• [Exercise]: Copy out the data below from the line containing "Generate a LaTeX" to the line containing "color=transparent!100, bottom color=transparent!0]", both lines included, with all images left out.

^^^^^^^^^^^^^^^^

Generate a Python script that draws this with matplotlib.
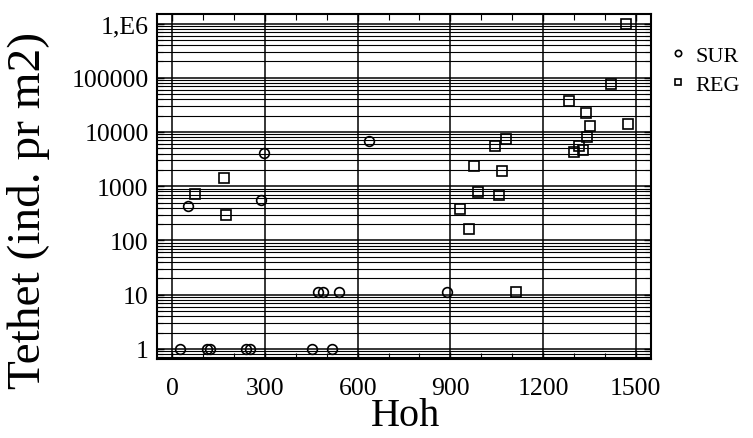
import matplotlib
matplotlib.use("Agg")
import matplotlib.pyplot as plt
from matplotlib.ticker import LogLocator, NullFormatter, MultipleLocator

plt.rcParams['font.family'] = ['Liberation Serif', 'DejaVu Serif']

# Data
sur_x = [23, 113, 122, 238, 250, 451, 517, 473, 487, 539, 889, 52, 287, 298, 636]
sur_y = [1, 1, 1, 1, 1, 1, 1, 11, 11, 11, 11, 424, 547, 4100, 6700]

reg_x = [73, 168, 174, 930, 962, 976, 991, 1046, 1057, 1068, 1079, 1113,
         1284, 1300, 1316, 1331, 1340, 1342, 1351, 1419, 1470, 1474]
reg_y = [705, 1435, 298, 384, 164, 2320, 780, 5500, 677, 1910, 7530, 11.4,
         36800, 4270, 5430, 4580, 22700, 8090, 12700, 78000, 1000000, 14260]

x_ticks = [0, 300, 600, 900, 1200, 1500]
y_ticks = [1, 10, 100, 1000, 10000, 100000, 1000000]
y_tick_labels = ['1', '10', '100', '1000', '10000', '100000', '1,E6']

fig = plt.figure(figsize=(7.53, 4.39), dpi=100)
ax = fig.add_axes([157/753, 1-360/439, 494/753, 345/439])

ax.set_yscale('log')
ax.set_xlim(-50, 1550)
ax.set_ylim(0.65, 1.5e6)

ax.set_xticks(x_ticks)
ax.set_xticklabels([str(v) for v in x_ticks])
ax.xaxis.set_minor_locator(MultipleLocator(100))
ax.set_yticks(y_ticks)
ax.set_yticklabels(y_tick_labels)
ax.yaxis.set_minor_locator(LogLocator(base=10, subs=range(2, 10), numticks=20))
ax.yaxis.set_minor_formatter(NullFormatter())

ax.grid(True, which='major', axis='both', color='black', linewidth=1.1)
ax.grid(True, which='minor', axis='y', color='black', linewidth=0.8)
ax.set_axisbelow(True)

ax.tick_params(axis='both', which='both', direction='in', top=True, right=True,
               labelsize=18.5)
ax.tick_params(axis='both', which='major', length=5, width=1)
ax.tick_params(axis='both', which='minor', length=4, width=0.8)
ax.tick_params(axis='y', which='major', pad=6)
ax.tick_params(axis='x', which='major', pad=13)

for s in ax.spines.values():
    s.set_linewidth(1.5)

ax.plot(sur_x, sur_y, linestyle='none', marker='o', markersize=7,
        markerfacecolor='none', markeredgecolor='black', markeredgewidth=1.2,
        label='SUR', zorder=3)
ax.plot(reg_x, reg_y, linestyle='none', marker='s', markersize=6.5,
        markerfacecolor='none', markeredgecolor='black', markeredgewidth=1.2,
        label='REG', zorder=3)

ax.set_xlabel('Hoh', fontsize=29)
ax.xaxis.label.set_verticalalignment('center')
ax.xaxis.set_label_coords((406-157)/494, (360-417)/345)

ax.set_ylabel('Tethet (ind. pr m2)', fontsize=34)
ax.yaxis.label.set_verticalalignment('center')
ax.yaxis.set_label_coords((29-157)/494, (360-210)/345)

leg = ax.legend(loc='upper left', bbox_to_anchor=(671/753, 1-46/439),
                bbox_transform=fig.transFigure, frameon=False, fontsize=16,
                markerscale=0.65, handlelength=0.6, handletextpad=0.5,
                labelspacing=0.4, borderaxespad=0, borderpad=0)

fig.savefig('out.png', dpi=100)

^^^^^^^^^^^^^^^^

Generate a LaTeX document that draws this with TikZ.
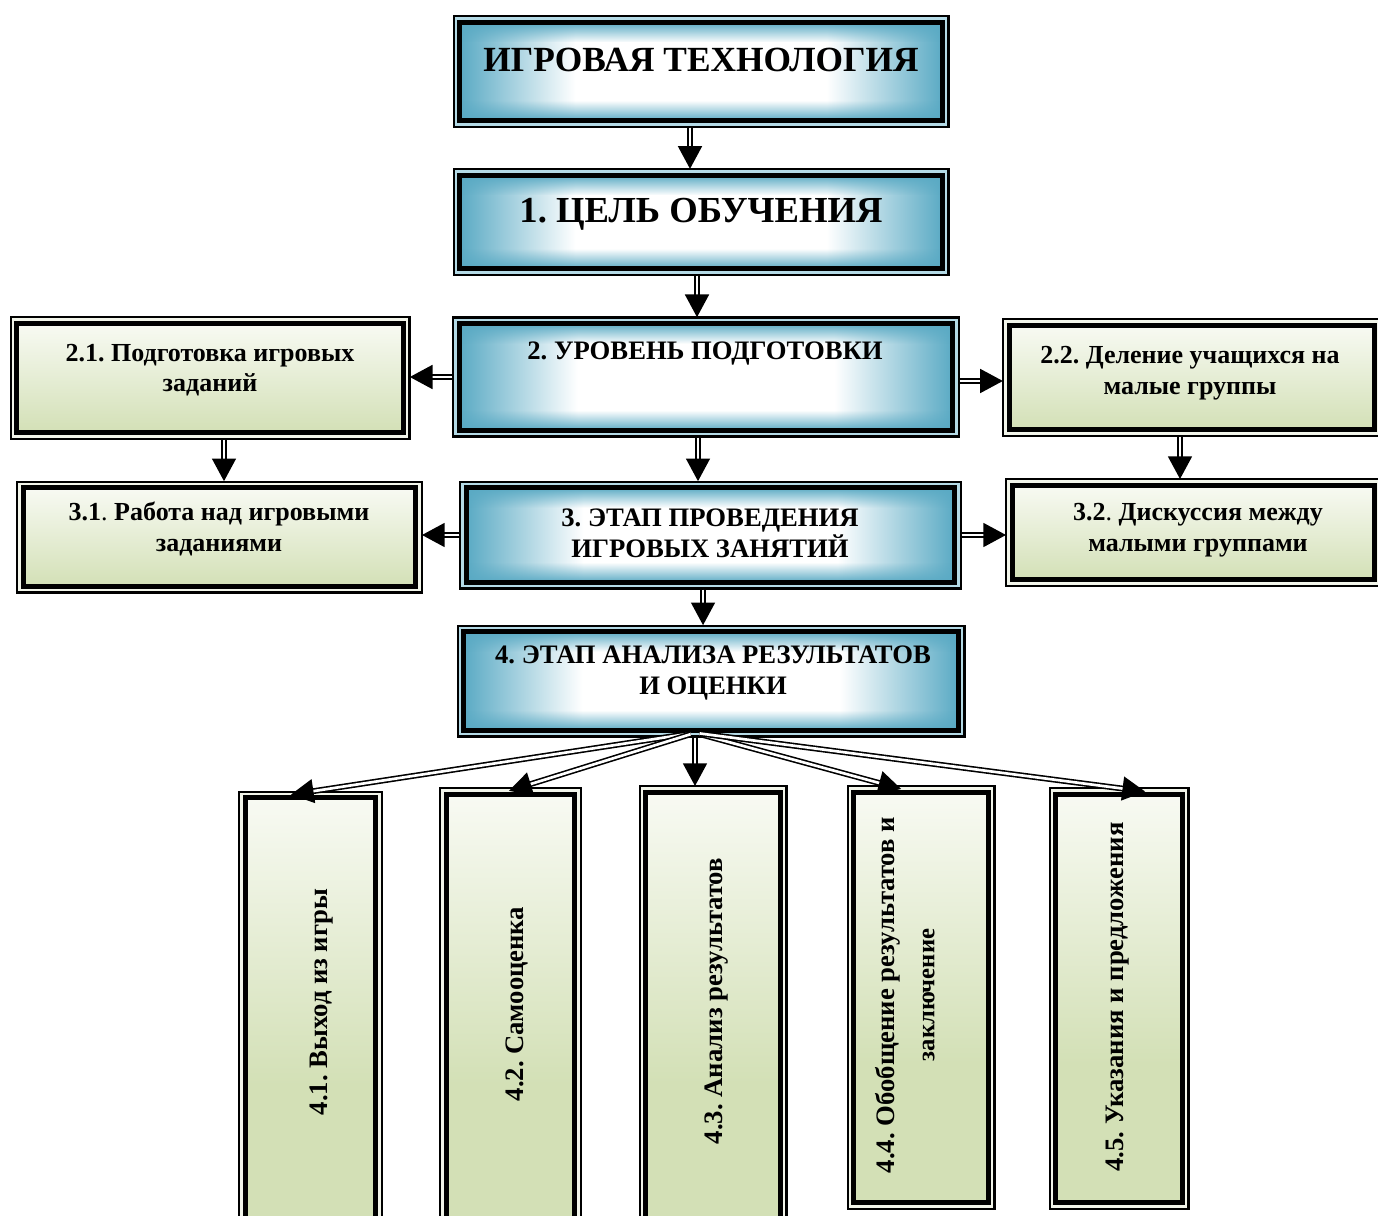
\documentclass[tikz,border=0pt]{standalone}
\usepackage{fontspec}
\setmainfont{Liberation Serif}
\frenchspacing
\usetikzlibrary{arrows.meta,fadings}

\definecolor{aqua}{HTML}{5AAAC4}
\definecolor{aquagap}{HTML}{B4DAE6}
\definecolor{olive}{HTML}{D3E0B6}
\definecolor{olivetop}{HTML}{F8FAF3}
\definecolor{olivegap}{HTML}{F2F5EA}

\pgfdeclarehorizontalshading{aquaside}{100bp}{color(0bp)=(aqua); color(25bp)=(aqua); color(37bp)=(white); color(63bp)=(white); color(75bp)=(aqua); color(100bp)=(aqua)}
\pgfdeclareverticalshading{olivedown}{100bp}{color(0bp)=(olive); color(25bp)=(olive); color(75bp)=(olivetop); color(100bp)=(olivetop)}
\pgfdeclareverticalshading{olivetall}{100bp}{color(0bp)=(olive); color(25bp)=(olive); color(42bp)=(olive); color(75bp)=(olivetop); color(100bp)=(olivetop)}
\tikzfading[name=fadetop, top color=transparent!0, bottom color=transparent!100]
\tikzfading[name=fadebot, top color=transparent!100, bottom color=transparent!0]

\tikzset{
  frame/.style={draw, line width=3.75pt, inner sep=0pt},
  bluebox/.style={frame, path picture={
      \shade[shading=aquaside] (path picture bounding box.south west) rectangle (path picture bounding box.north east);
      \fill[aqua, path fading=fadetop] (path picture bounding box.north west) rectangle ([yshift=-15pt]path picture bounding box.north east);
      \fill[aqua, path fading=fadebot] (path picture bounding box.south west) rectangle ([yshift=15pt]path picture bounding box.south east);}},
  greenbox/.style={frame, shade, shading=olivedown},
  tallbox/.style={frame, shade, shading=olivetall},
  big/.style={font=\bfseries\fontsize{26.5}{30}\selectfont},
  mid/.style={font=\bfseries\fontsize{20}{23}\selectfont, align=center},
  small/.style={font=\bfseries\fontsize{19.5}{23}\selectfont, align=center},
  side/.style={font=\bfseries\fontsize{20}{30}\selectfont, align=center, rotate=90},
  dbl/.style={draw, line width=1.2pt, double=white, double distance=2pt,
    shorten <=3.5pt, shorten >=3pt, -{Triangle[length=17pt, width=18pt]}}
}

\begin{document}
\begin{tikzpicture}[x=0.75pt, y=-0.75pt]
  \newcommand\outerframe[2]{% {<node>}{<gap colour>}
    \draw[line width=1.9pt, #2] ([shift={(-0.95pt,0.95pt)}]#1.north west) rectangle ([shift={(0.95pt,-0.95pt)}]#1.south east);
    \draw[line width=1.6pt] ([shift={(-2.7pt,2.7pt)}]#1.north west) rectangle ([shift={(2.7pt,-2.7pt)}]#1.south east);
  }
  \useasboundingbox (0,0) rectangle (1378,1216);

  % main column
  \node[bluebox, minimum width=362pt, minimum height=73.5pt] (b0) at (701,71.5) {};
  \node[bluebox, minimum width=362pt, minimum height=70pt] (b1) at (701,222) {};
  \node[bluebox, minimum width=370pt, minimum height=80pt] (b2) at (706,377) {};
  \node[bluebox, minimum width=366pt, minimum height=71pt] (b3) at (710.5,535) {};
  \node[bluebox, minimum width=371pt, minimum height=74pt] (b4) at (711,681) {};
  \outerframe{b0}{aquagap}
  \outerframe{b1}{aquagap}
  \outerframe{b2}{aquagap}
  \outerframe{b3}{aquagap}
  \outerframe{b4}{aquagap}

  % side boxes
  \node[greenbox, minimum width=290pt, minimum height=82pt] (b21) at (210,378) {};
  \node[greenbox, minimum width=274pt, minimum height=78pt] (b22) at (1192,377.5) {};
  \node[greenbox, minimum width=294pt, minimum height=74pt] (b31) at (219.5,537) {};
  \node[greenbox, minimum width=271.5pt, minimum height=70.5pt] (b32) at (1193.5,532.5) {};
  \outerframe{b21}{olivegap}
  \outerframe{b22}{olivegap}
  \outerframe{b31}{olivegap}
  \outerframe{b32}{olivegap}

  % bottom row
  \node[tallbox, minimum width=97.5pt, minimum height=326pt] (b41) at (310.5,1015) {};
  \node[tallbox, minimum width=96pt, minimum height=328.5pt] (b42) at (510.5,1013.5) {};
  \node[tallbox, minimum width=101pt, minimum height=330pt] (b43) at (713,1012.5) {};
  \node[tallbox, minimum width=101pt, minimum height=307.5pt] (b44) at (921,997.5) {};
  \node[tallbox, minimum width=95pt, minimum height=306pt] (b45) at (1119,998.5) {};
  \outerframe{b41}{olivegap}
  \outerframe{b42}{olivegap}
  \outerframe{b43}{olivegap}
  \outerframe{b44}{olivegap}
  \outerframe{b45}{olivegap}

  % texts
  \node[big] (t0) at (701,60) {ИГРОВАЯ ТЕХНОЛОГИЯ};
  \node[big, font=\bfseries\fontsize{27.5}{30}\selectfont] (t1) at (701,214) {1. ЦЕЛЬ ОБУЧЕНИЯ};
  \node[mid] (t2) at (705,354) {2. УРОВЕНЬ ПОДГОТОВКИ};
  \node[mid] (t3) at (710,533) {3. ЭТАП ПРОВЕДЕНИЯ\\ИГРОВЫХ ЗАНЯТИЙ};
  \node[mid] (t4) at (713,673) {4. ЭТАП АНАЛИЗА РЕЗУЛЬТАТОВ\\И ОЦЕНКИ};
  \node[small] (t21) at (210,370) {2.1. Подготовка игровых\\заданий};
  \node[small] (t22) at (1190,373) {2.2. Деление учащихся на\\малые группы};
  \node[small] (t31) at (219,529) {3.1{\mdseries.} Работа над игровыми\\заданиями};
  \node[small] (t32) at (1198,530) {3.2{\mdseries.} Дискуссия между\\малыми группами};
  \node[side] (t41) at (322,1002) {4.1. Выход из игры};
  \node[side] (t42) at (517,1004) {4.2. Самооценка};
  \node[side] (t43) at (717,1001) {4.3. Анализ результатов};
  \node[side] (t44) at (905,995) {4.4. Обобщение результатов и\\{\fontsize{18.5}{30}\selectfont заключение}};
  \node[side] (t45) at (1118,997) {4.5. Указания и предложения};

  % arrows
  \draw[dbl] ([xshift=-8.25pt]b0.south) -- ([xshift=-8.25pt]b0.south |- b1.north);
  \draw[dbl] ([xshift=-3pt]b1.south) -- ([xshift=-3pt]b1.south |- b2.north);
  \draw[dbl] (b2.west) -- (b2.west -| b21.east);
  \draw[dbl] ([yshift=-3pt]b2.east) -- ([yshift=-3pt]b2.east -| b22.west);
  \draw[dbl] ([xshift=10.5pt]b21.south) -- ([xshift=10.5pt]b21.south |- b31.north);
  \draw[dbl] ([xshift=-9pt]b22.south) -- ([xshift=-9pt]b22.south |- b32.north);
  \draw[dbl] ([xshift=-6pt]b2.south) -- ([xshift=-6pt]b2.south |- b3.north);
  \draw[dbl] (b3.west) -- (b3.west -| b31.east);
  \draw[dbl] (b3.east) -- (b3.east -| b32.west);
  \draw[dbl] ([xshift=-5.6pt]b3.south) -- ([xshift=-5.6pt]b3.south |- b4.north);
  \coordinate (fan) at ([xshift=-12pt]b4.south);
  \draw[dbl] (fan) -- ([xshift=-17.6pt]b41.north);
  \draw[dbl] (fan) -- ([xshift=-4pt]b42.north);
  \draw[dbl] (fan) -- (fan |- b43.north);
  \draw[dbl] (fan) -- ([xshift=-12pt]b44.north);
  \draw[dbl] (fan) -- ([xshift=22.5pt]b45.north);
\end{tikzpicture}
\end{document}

^^^^^^^^^^^^^^^^

• [Task response]:
Generate a LaTeX document that draws this with TikZ.
\documentclass[tikz,border=0pt]{standalone}
\usepackage{fontspec}
\setmainfont{Liberation Serif}
\frenchspacing
\usetikzlibrary{arrows.meta,fadings}

\definecolor{aqua}{HTML}{5AAAC4}
\definecolor{aquagap}{HTML}{B4DAE6}
\definecolor{olive}{HTML}{D3E0B6}
\definecolor{olivetop}{HTML}{F8FAF3}
\definecolor{olivegap}{HTML}{F2F5EA}

\pgfdeclarehorizontalshading{aquaside}{100bp}{color(0bp)=(aqua); color(25bp)=(aqua); color(37bp)=(white); color(63bp)=(white); color(75bp)=(aqua); color(100bp)=(aqua)}
\pgfdeclareverticalshading{olivedown}{100bp}{color(0bp)=(olive); color(25bp)=(olive); color(75bp)=(olivetop); color(100bp)=(olivetop)}
\pgfdeclareverticalshading{olivetall}{100bp}{color(0bp)=(olive); color(25bp)=(olive); color(42bp)=(olive); color(75bp)=(olivetop); color(100bp)=(olivetop)}
\tikzfading[name=fadetop, top color=transparent!0, bottom color=transparent!100]
\tikzfading[name=fadebot, top color=transparent!100, bottom color=transparent!0]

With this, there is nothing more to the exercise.